→ Task prompt
List every line below containing "recreates".

→ Records with drawing code
—————
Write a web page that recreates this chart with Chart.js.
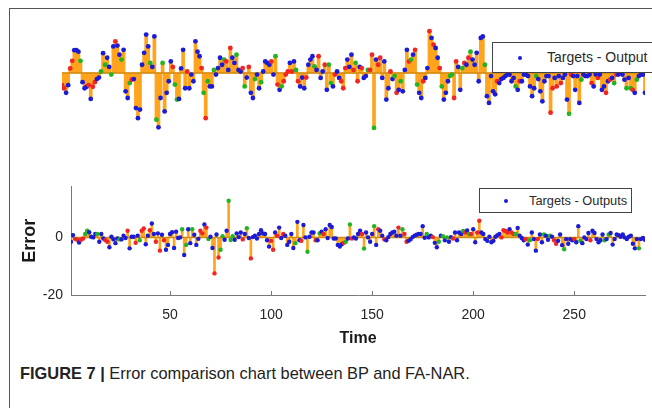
<!DOCTYPE html>
<html>
<head>
<meta charset="UTF-8">
<title>Error comparison chart</title>
<script src="https://cdn.jsdelivr.net/npm/chart.js"></script>
<style>
  body { margin: 0; width: 652px; height: 408px; overflow: hidden; background: #fff; position: relative;
         font-family: 'Liberation Sans', Arial, sans-serif; }
  #frame { position: absolute; left: 9px; top: 8px; width: 700px; height: 450px;
           border-top: 1px solid #555; border-left: 1px solid #555; }
  #topChart { position: absolute; left: 0; top: 0; }
  #botChart { position: absolute; left: 0; top: 170px; }
  .legend { position: absolute; background: #fff; border: 1px solid #444; color: #2a2a2a; }
  .legend .dot { position: absolute; width: 4px; height: 4px; border-radius: 50%; background: #1c1cd6; }
  .legend .txt { position: absolute; white-space: nowrap; }
  #legTop { left: 492px; top: 42px; width: 200px; height: 29px; }
  #legTop .dot { left: 25px; top: 13px; }
  #legTop .txt { left: 54px; top: 6px; font-size: 14px; }
  #legBot { left: 479px; top: 188px; width: 151px; height: 23px; }
  #legBot .dot { left: 24px; top: 10px; }
  #legBot .txt { left: 49px; top: 4px; font-size: 12.8px; }
  #caption { position: absolute; left: 20px; top: 363px; font-size: 16.4px; line-height: 20px; color: #222; white-space: nowrap; }
</style>
</head>
<body>
<div id="frame"></div>
<canvas id="topChart" width="652" height="150"></canvas>
<canvas id="botChart" width="652" height="190"></canvas>
<div class="legend" id="legTop"><div class="dot"></div><span class="txt">Targets - Output</span></div>
<div class="legend" id="legBot"><div class="dot"></div><span class="txt">Targets - Outputs</span></div>
<div id="caption"><b>FIGURE 7 |</b> Error comparison chart between BP and FA-NAR.</div>

<script>
var xMax = 285;
var xTicks = [50, 100, 150, 200, 250];
var yTicks = [-20, 0];

// upper panel (BP) errors
var topErr = [
  -4, -5, -6.5, -4, 1.5, 4, 7.5, 7.5, 7, 4,
  -3, -5, -4.5, -4, -8.5, -4.5, -3, -2, -1.5, 0.5,
  6.5, 2.7, 5, 2, -0.5, 8.7, 10.4, 9, 6, 4.4,
  7.6, -6, -8.2, -3.3, -2.2, -2, -11.5, -14.8, -12, 2.7,
  6.6, 12.6, 8.7, 3.3, 2, 12, -15.3, -17.8, -8.2, 3.3,
  -12.6, -6.5, -2.7, 3.8, 2, -3.8, -8.7, -8.5, 1.5, 7.6,
  -5, 0.5, -5, -0.5, -2.7, 10.4, 7, 5.5, 1.6, -6.5,
  -14.8, -2.7, -4.4, -4.4, 1, -0.5, 1.6, 5, 2.7, 4.4,
  3.8, 1, 8.2, 5, 3.3, 6, 1, 0.5, 1.6, -4.4,
  -1.5, 2, -6.5, -8.2, -2, -0.5, -5, -3, 0.5, 3.8,
  3.3, 2.7, 3.8, -0.5, 5.5, -3.8, -5.5, -4.4, -2.7, -0.5,
  0.5, 3.3, 0.5, 3.8, 1, -2.7, -4.4, -1.5, -5, -1.5,
  2.7, 4.4, 5.5, 2.2, 1, 5.5, -1.6, 0.5, 2.7, -5.5,
  2.7, -3.3, -4.4, -0.5, 0.5, -1.6, -2.7, -5, 1.6, 4.4,
  2, 6, 1, 3.3, -2.7, 2, 1.6, -1.6, -1, 1,
  1, 6, -18, 4.4, 2.7, 5, -1.6, 3.8, -8.7, -5,
  0.5, -2, -1, -6.5, -5.5, -2.7, -6, 1, 7.6, 3.8,
  4.4, 6, 7.6, -3.8, -6.5, -8.2, -2.7, -1.6, 1.6, 13.7,
  11.5, 9.3, 8.2, 5, 1.6, -4.4, -8.7, -6.5, -2.7, -1,
  -0.5, -8.2, 3.8, 2, -5.5, 1.6, 3.3, 2.7, 5, 7,
  4.4, 2.7, 6.6, -2.7, 11.5, 12, 2.7, -7.6, -9.8, -1,
  -6, -7, -2.7, -3.3, -2, -1.6, -1, -0.5, -0.5, -2.7,
  -1.6, -4.4, -5.5, -2.7, -2.7, -0.5, -0.5, -1, -4.4, -7.6,
  -5, -1, -2, -6, -9.3, -2.7, -1, -1, -13, -5,
  -1.6, -4.4, -1, -3.3, -1.6, -0.5, -8.7, -13.4, -0.5, -1,
  -5.5, -1, -9.8, -2.2, -0.5, -1, -1, -0.5, -3.3, -4.4,
  -0.5, -1.6, -0.5, -5.5, -4.4, -6.5, -2.7, -2.2, -1.6, -3.3,
  -0.5, -0.5, 0, -0.5, -2.2, -5, -1.6, -5, -5.5, -6.5,
  -2.2, -1, -0.5, -0.5, -6.5
];
// b = training, g = validation, r = test
var topClr = (
  'rrbbrrbbbg' + 'bbbrbrrbbg' + 'bgbbgbrbbg' + 'bbbgrbbbbb' + 'bbbgbbgbbg' +
  'bbbbrggbbb' + 'brbbbbbbrg' + 'rgbbgbbbbg' + 'rbrbbgbbrg' + 'brbbgbbgbb' +
  'bbrbgrbgrr' + 'rbrbgrbbbr' + 'bbbgbrbbrb' + 'ggbrbbrrrb' + 'bbrgrbrbbg' +
  'rrgbrrbbbb' + 'rbgrbgbbbr' + 'gbrgbbrbbr' + 'brbbrgbbbg' + 'grrbbgrbrg' +
  'bbbbbbgbbb' + 'bbrbbbbbbb' + 'bgbrbbbbbb' + 'bgbbbbbbrr' + 'brbrbbbgrb' +
  'bbbgbbbbrb' + 'brbbbrbrbg' + 'rbbbbgbgrb' + 'gbbbb'
).split('');

// lower panel (FA-NAR) errors
var botErr = [
  -1.5, 0.8, -0.5, -0.8, -1.8, -0.8, -0.4, 1.2, 2.3, 1.8,
  0.2, 0, 1.2, 1.2, -1.5, 1.2, -0.4, -1, -1.5, -3.4,
  0.2, -0.7, -2, -0.4, -0.7, -0.7, 0.6, -0.2, 2.3, -3.8,
  0.2, 0.2, -1.9, 0.6, -1, 2.3, 3.1, -2.4, 0.6, 2.5,
  4.8, 1.2, -1.5, 1.4, -4.6, 0.9, -1, -4.3, -2.6, 1.2,
  1.8, -3.7, 2, -0.2, 0, 2.8, -6.1, -2.6, 2.8, -2,
  2.8, 0.9, -2.6, -0.5, 2.3, 1.4, 4.5, 3.4, -0.6, 0.2,
  -3.7, -12.5, 1, -7, -4.3, 0.4, -0.8, 2.3, 12.7, -0.9,
  0.4, -0.8, 1.4, 0.1, 1.7, -0.7, 1.2, 3.2, -0.2, -7.3,
  0.1, 0.6, -0.4, 1.2, 2.5, 1.4, 1.2, -1, -3.2, -1.2,
  -4.3, 1.7, 0.6, 3.4, -0.2, 1.2, 0.6, -2.6, -1.5, 1.2,
  -3.7, -2, 5.4, -1, -1.2, 4.3, 0, -5, 0.2, 1.7,
  1.7, -1, -1, 1.4, 2, 1.2, 2.8, -0.2, 4.3, 3.6,
  -0.4, -0.4, -2.6, -3.2, -2.4, -1.9, -1.5, -0.4, 4.5, -0.4,
  0, -0.4, 1.2, 2.3, 1.2, -3.9, 1.7, 0, -1.5, 1.2,
  3.9, -2.6, 2.8, 2.3, 0.6, -0.7, -1, 0.1, 1.2, 1.7,
  2, 0.6, 3.4, 0.6, 2.8, 1.2, -1.5, -1.2, -0.7, 0.1,
  0.6, 0.9, 1.2, 1.2, 3.9, -0.1, 1.2, 0, 0.6, 0.1,
  -1.9, -3.4, -1.5, 0.6, 0.4, -1, 0, -1.5, 0.1, -0.4,
  1.7, -1, 1.7, 1.2, 2.2, 1.7, 2.4, 1.2, 1.2, 2.8,
  -1.7, 1.7, 5.8, 1.7, 1.2, -0.6, -1.2, 0.2, -1.7, -1.2,
  0.2, 0.8, 1.2, 0, 2.5, 2.2, 1.7, 2.8, 1.7, 1.2,
  1.2, 3.3, 0.6, -0.2, -1, -0.6, -2.5, -1, 1.7, -0.6,
  -4.6, -0.6, 1, -1.7, 1, 0.6, -0.8, 0.6, 0.2, -1,
  -2.2, -1.2, 1, -2.7, -4.1, -0.6, -2.2, -0.6, -1, -0.6,
  -1.7, 3.9, -1.2, -2, 0, -0.6, 1.5, -1, 2.3, 1.5,
  -0.6, -1.7, -1, 1, -1, -0.6, 1, 1.5, -2.5, -0.6,
  1, 0.8, 0.2, 1, 0, -0.6, 0.2, 0.6, -2.2, -3.8,
  -0.6, -3.8, -0.6, -0.2, -0.8
];
var botClr = (
  'bbrrbrrggb' + 'bbbgbbbrrb' + 'bbbbgbbbrb' + 'bbrbgrrbbr' + 'bbrbrbrbbb' +
  'bbbbbgbgbb' + 'gbbbrrbrgb' + 'brbrggbbgg' + 'gbbbbrbgbr' + 'bbbbbbbbbr' +
  'rbrbbrbbbb' + 'bgbbrbbgbb' + 'brbgbrbbbb' + 'bbbbbrgbgr' + 'bbbbrgbbbb' +
  'gbrbbrbbbb' + 'bbrbgrrbbb' + 'bbbbbbgbbr' + 'bbgbgbgbbr' + 'bbbbgrbgrb' +
  'brrbbbbbbb' + 'bbbrrrrbrr' + 'gbbbbrbgbb' + 'brbbgbbgbr' + 'rbbbgbbbbr' +
  'bbgbbbbrbb' + 'bbbbgbgbbb' + 'bbbbbbbbbb' + 'bgbbb'
).split('');

var dotColors = { b: '#1c1cd6', r: '#f22424', g: '#22b422' };
var stemColor = '#ffa41c';

function pts(vals) {
  return vals.map(function(v, i) { return { x: i + 1, y: v }; });
}

function makeSets(vals, clr, stemW, dotR) {
  return [
    { type: 'line', data: pts(vals), showLine: false, pointRadius: dotR, pointBorderWidth: 0,
      pointBackgroundColor: clr.map(function(c) { return dotColors[c]; }), order: 0 },
    { type: 'line', data: [{ x: 1, y: 0 }, { x: xMax, y: 0 }], borderColor: '#d08b14',
      borderWidth: 1.5, pointRadius: 0, order: 1 },
    { type: 'bar', data: pts(vals), backgroundColor: stemColor, barThickness: stemW, order: 2 }
  ];
}

// MATLAB style ticks pointing into the axes
var innerTicks = {
  id: 'innerTicks',
  afterDraw: function(chart) {
    var ctx = chart.ctx, xs = chart.scales.x, ys = chart.scales.y, a = chart.chartArea;
    ctx.save();
    ctx.strokeStyle = '#777';
    ctx.lineWidth = 1;
    ctx.beginPath();
    xTicks.forEach(function(v) {
      var px = Math.round(xs.getPixelForValue(v)) + 0.5;
      ctx.moveTo(px, a.bottom); ctx.lineTo(px, a.bottom - 4);
    });
    yTicks.forEach(function(v) {
      var py = Math.round(ys.getPixelForValue(v)) + 0.5;
      ctx.moveTo(a.left, py); ctx.lineTo(a.left + 4, py);
    });
    ctx.stroke();
    ctx.restore();
  }
};

Chart.defaults.font.family = "'Liberation Sans', Arial, sans-serif";

new Chart(document.getElementById('topChart'), {
  type: 'bar',
  data: { datasets: makeSets(topErr, topClr, 3, 2.4) },
  options: {
    responsive: false, animation: false, events: [],
    layout: { padding: { left: 62, right: 7, top: 12, bottom: 16 } },
    plugins: { legend: { display: false }, tooltip: { enabled: false } },
    scales: {
      x: { type: 'linear', min: 1, max: xMax, offset: false, display: false },
      y: { min: -20, max: 20, display: false }
    }
  }
});

new Chart(document.getElementById('botChart'), {
  type: 'bar',
  data: { datasets: makeSets(botErr, botClr, 2, 2.2) },
  plugins: [innerTicks],
  options: {
    responsive: false, animation: false, events: [],
    layout: { padding: { left: 0, right: 7, top: 10, bottom: 0 } },
    plugins: { legend: { display: false }, tooltip: { enabled: false } },
    scales: {
      x: {
        type: 'linear', min: 1, max: xMax, offset: false,
        grid: { display: false, drawTicks: false, offset: false },
        border: { color: '#777', width: 1 },
        afterBuildTicks: function(s) { s.ticks = xTicks.map(function(v) { return { value: v }; }); },
        afterFit: function(s) { s.height = 65; },
        ticks: { color: '#262626', font: { size: 14 }, padding: 12, maxRotation: 0, autoSkip: false },
        title: { display: true, text: 'Time', color: '#1a1a1a', font: { size: 16, weight: 'bold' },
                 padding: { top: 0, bottom: 12 } }
      },
      y: {
        min: -20, max: 17.7,
        grid: { display: false, drawTicks: false },
        border: { color: '#777', width: 1 },
        afterBuildTicks: function(s) { s.ticks = yTicks.map(function(v) { return { value: v }; }); },
        afterFit: function(s) { s.width = 71; },
        ticks: { color: '#262626', font: { size: 14 }, padding: 8 },
        title: { display: true, text: 'Error', color: '#1a1a1a', font: { size: 18, weight: 'bold' },
                 padding: { top: 19, bottom: 0 } }
      }
    }
  }
});
</script>
</body>
</html>
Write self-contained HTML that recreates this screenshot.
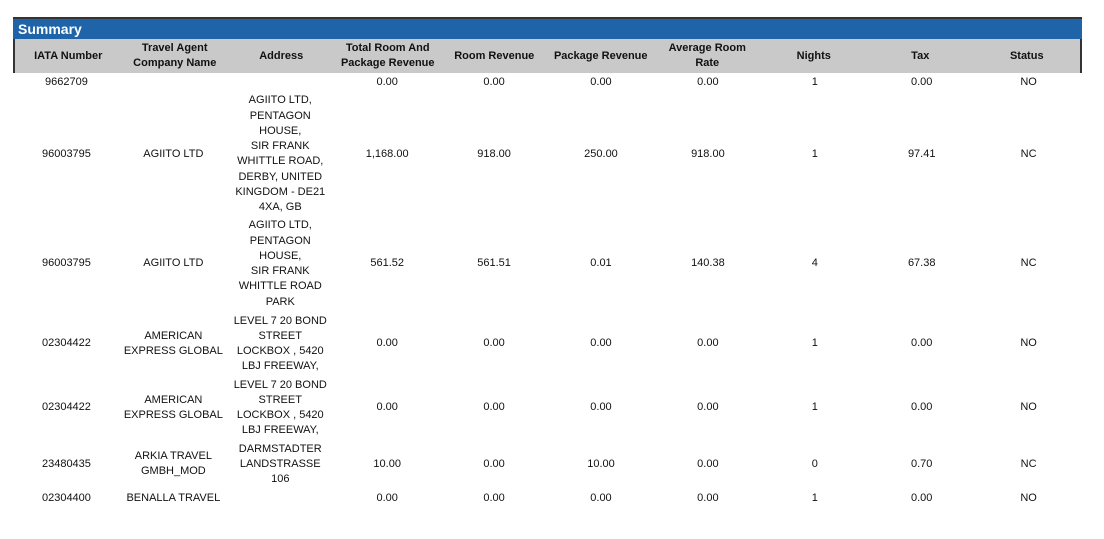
<!DOCTYPE html>
<html><head><style>
body{margin:0;width:1104px;height:539px;background:#fff;font-family:"Liberation Sans",Arial,sans-serif;position:relative;overflow:hidden}
.bar{position:absolute;left:13px;top:17px;width:1069px;height:22px;background:#1f64a8;border-top:2px solid #333;box-sizing:border-box;color:#fff;font-weight:bold;font-size:14px;line-height:20px;padding-left:5px}
.hdr{position:absolute;left:13px;top:39px;width:1069px;height:34px;background:#c9c9c9;border-left:2px solid #333;border-right:2px solid #333;box-sizing:border-box;display:flex}
.hdr div{flex:1;display:flex;align-items:center;justify-content:center;text-align:center;font-weight:bold;font-size:11px;line-height:15px;color:#111}
.row{position:absolute;left:13px;width:1069px;display:flex}
.row div{flex:1;display:flex;align-items:center;justify-content:center;text-align:center;font-size:11px;line-height:15.2px;color:#111}
</style></head><body>
<div class="bar">Summary</div>
<div class="hdr"><div>IATA Number</div><div>Travel Agent<br>Company Name</div><div>Address</div><div>Total Room And<br>Package Revenue</div><div>Room Revenue</div><div>Package Revenue</div><div>Average Room<br>Rate</div><div>Nights</div><div>Tax</div><div>Status</div></div>

<div class="row" style="top:74.5px;height:15.2px"><div>9662709</div><div></div><div></div><div>0.00</div><div>0.00</div><div>0.00</div><div>0.00</div><div>1</div><div>0.00</div><div>NO</div></div>

<div class="row" style="top:93.5px;height:121.6px"><div>96003795</div><div>AGIITO LTD</div><div>AGIITO LTD,<br>PENTAGON<br>HOUSE,<br>SIR FRANK<br>WHITTLE ROAD,<br>DERBY, UNITED<br>KINGDOM - DE21<br>4XA, GB</div><div>1,168.00</div><div>918.00</div><div>250.00</div><div>918.00</div><div>1</div><div>97.41</div><div>NC</div></div>

<div class="row" style="top:218.5px;height:91.2px"><div>96003795</div><div>AGIITO LTD</div><div>AGIITO LTD,<br>PENTAGON<br>HOUSE,<br>SIR FRANK<br>WHITTLE ROAD<br>PARK</div><div>561.52</div><div>561.51</div><div>0.01</div><div>140.38</div><div>4</div><div>67.38</div><div>NC</div></div>

<div class="row" style="top:313.5px;height:60.8px"><div>02304422</div><div>AMERICAN<br>EXPRESS GLOBAL</div><div>LEVEL 7 20 BOND<br>STREET<br>LOCKBOX , 5420<br>LBJ FREEWAY,</div><div>0.00</div><div>0.00</div><div>0.00</div><div>0.00</div><div>1</div><div>0.00</div><div>NO</div></div>

<div class="row" style="top:377.5px;height:60.8px"><div>02304422</div><div>AMERICAN<br>EXPRESS GLOBAL</div><div>LEVEL 7 20 BOND<br>STREET<br>LOCKBOX , 5420<br>LBJ FREEWAY,</div><div>0.00</div><div>0.00</div><div>0.00</div><div>0.00</div><div>1</div><div>0.00</div><div>NO</div></div>

<div class="row" style="top:441.5px;height:45.6px"><div>23480435</div><div>ARKIA TRAVEL<br>GMBH_MOD</div><div>DARMSTADTER<br>LANDSTRASSE<br>106</div><div>10.00</div><div>0.00</div><div>10.00</div><div>0.00</div><div>0</div><div>0.70</div><div>NC</div></div>

<div class="row" style="top:490.5px;height:15.2px"><div>02304400</div><div>BENALLA TRAVEL</div><div></div><div>0.00</div><div>0.00</div><div>0.00</div><div>0.00</div><div>1</div><div>0.00</div><div>NO</div></div>
</body></html>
—————
→ Task response
Write a web page that recreates this chart with Chart.js.
Write self-contained HTML that recreates this screenshot.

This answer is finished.